The first three tracks prove a stunning opener, particularly “Big Feeling,” which moves from lumpy afrobeat cycles to a slurry of smashed-up punk riffs without wasting a breath, over coy ironies like “When you’re young/ You’ve got time on your side.” Meanwhile, “Leaves” makes use of the girls’ interwoven vocal harmonies, which hang beautifully over the guitars and hold together some of Confidence’s rockier logic leaps as it ascends to its sugar-rush bridge. The lyrics themselves can feel fairly slapdash, clichés of having one chance (to take) and one heart (to break) abound. But these lines, delivered with nervous energy and crammed into small spaces, are actually functioning for once as clichés ought to: short, quick signals of meaning. Anything more ornate would be lost in the mix.
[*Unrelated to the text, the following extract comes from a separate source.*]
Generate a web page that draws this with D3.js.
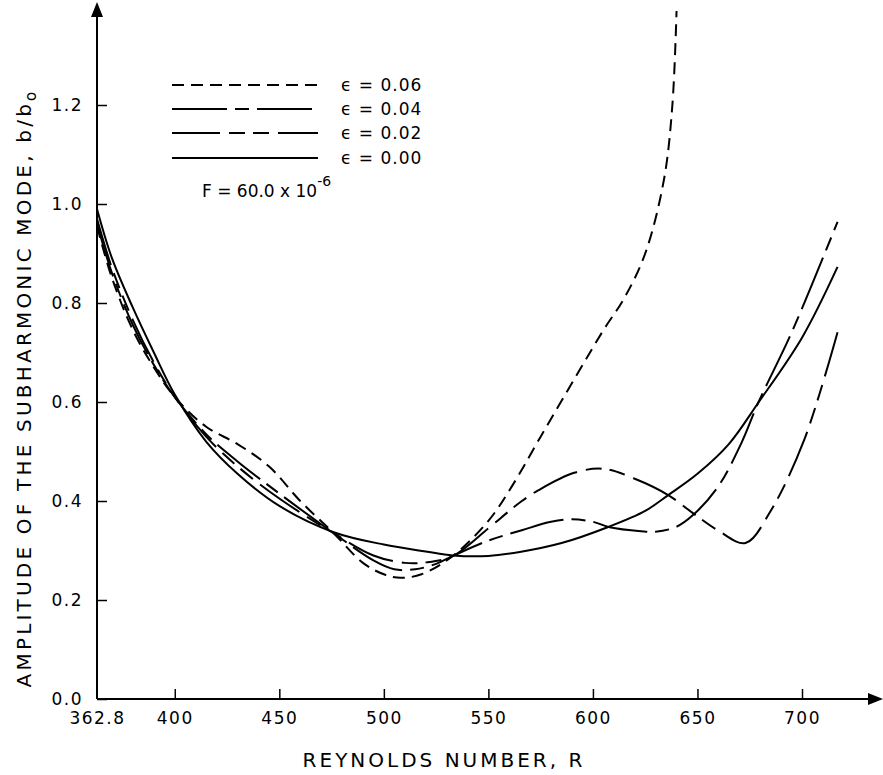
<!DOCTYPE html>
<html>
<head>
<meta charset="utf-8">
<script src="https://cdn.jsdelivr.net/npm/d3@7"></script>
<style>
  body { margin: 0; background: #fff; }
  text { font-family: "DejaVu Sans", sans-serif; fill: #000; }
  .tick text { letter-spacing: 1.5px; }
  .curve { fill: none; stroke: #000; stroke-width: 2; }
</style>
</head>
<body>
<svg class="chart" width="883" height="775"></svg>
<script>
// Data (R = Reynolds number, b = b/b0)
var epsLabels = ['0.06', '0.04', '0.02', '0.00'];
var dashes = ['12,7', '55,8,14,8', '48,9,16,8,16,9', null];

var r006 = [362.8, 370, 380, 390, 400, 415, 430, 445, 460, 476, 490, 500, 508, 518, 533, 550, 561, 575, 593, 605, 615, 625, 634, 638, 640];
var b006 = [0.955, 0.85, 0.745, 0.67, 0.61, 0.55, 0.515, 0.47, 0.40, 0.335, 0.275, 0.252, 0.245, 0.252, 0.289, 0.36, 0.428, 0.53, 0.66, 0.745, 0.81, 0.90, 1.05, 1.20, 1.39];

var r004 = [362.8, 370, 380, 390, 400, 415, 430, 450, 476, 495, 505, 515, 525, 533, 550, 566, 580, 590, 600, 608, 623, 630, 640, 648, 660, 671, 679, 695, 717];
var b004 = [0.96, 0.86, 0.755, 0.675, 0.61, 0.535, 0.48, 0.415, 0.335, 0.28, 0.262, 0.262, 0.273, 0.289, 0.32, 0.341, 0.358, 0.363, 0.358, 0.347, 0.339, 0.338, 0.348, 0.372, 0.43, 0.517, 0.598, 0.74, 0.964];

var r002 = [362.8, 370, 380, 390, 400, 415, 430, 450, 476, 495, 510, 520, 533, 550, 560, 566, 574, 591, 605, 620, 636, 648, 660, 673, 685, 701, 717];
var b002 = [0.97, 0.87, 0.765, 0.68, 0.61, 0.53, 0.47, 0.405, 0.335, 0.29, 0.275, 0.276, 0.289, 0.345, 0.38, 0.40, 0.422, 0.457, 0.465, 0.445, 0.412, 0.375, 0.34, 0.315, 0.38, 0.523, 0.741];

var r000 = [362.8, 370, 380, 390, 400, 415, 430, 450, 476, 500, 520, 533, 550, 565, 585, 607, 625, 636, 650, 665, 679, 700, 717];
var b000 = [0.99, 0.89, 0.79, 0.70, 0.615, 0.52, 0.455, 0.39, 0.337, 0.312, 0.298, 0.29, 0.289, 0.297, 0.315, 0.347, 0.38, 0.412, 0.455, 0.515, 0.598, 0.73, 0.873];

var xTicks = [362.8, 400, 450, 500, 550, 600, 650, 700];
var yTicks = [0, 0.2, 0.4, 0.6, 0.8, 1.0, 1.2];

function zip (rs, bs) {
  return rs.map(function (r, i) { return {r: r, b: bs[i]}; });
}

var series = [zip(r006, b006), zip(r004, b004), zip(r002, b002), zip(r000, b000)];

var svg = d3.select('.chart');

var x = d3.scaleLinear().domain([362.8, 700]).range([97, 802]);
var y = d3.scaleLinear().domain([0, 1.2]).range([699, 105]);

// axes, ticks pointing inward
var xAxis = d3.axisBottom(x)
  .tickValues(xTicks)
  .tickSize(-10)
  .tickPadding(13)
  .tickFormat(function (d) { return d === 362.8 ? '362.8' : d3.format('d')(d); });

var yAxis = d3.axisLeft(y)
  .tickValues(yTicks)
  .tickSize(-10)
  .tickPadding(14)
  .tickFormat(d3.format('.1f'));

var gx = svg.append('g')
  .attr('transform', 'translate(0,' + y(0) + ')')
  .call(xAxis);
gx.select('.domain').remove();
gx.selectAll('.tick line').attr('stroke-width', 1.5)
  .filter(function (d) { return d === 362.8; }).remove();
gx.selectAll('.tick text').attr('font-size', 17);

var gy = svg.append('g')
  .attr('transform', 'translate(' + x(362.8) + ',0)')
  .call(yAxis);
gy.select('.domain').remove();
gy.selectAll('.tick line').attr('stroke-width', 1.5);
gy.selectAll('.tick text').attr('font-size', 17);

// axis lines with arrow heads
svg.append('line')
  .attr('x1', x(362.8)).attr('y1', y(0))
  .attr('x2', 872).attr('y2', y(0))
  .attr('stroke', '#000').attr('stroke-width', 2);
svg.append('path')
  .attr('d', 'M883,' + y(0) + 'L868,' + (y(0) - 6) + 'L868,' + (y(0) + 6) + 'Z');

svg.append('line')
  .attr('x1', x(362.8)).attr('y1', y(0))
  .attr('x2', x(362.8)).attr('y2', 14)
  .attr('stroke', '#000').attr('stroke-width', 2);
svg.append('path')
  .attr('d', 'M' + x(362.8) + ',2L' + (x(362.8) - 6) + ',17L' + (x(362.8) + 6) + ',17Z');

// curves
var line = d3.line()
  .x(function (d) { return x(d.r); })
  .y(function (d) { return y(d.b); })
  .curve(d3.curveCatmullRom.alpha(0.5));

svg.selectAll('.curve')
  .data(series)
  .enter()
  .append('path')
  .attr('class', 'curve')
  .attr('d', line)
  .attr('stroke-dasharray', function (d, i) { return dashes[i]; });

// legend
var legend = svg.append('g');
var legendY = [85, 109, 133, 158];

legend.selectAll('line')
  .data(epsLabels)
  .enter()
  .append('line')
  .attr('x1', 172).attr('x2', 318)
  .attr('y1', function (d, i) { return legendY[i]; })
  .attr('y2', function (d, i) { return legendY[i]; })
  .attr('stroke', '#000').attr('stroke-width', 2)
  .attr('stroke-dasharray', function (d, i) { return dashes[i]; });

legend.selectAll('text')
  .data(epsLabels)
  .enter()
  .append('text')
  .attr('x', 341)
  .attr('y', function (d, i) { return legendY[i] + 6; })
  .attr('font-size', 17)
  .attr('letter-spacing', 1)
  .text(function (d) { return '\u03F5 = ' + d; });

var fLabel = svg.append('text')
  .attr('x', 202).attr('y', 197)
  .attr('font-size', 17);
fLabel.append('tspan').text('F = 60.0 x 10');
fLabel.append('tspan').attr('dy', -11).attr('font-size', 14).text('-6');

// axis titles
svg.append('text')
  .attr('x', 444).attr('y', 767)
  .attr('text-anchor', 'middle')
  .attr('font-size', 20)
  .attr('letter-spacing', 3)
  .text('REYNOLDS NUMBER, R');

var yTitle = svg.append('text')
  .attr('transform', 'translate(31,388) rotate(-90)')
  .attr('text-anchor', 'middle')
  .attr('font-size', 20)
  .attr('letter-spacing', 3.2);
yTitle.append('tspan').text('AMPLITUDE OF THE SUBHARMONIC MODE, b/b');
yTitle.append('tspan').attr('dy', 5).attr('font-size', 15).text('o');
</script>
</body>
</html>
Often the biggest casualty of impatient rock music is coherence, but even at their most breakneck speeds, Trash Kit remain sturdy. Sometimes the voices track the guitars, and sometimes they stay independent of them, but what’s really captivating is how often they switch back and forth while keeping all the plates spinning. “Cinema” pulls this off particularly well, a waterfall of spiraling drum fills building up tension that is then released in expansive guitar chords and crashing cathartic yelps. Sometimes it feels as if the songs were composed live, spontaneous music written to catch ideas as they escape. It’s a record completely defined by reaction, punk riffs following a tempo of thoughts.
“Cheshire Cat” meshes sung-spoke lines of escapism and anxiety with drums that make you pull a double-take, a summer anthem swimming in nervous energy. “Beach Babe” slurs each bar of its so-familiar-it’s-indistinct melody that it feels perfunctory in a good, impatient way, like the whole band is saying: “Get through this verse. Trust us, it’s worth it.” Each song feels like the sleek silhouette of a few hundred practices, a few hundred happy accidents coaxed right into place — aggressive and brave and guaranteed not to waste any of your time.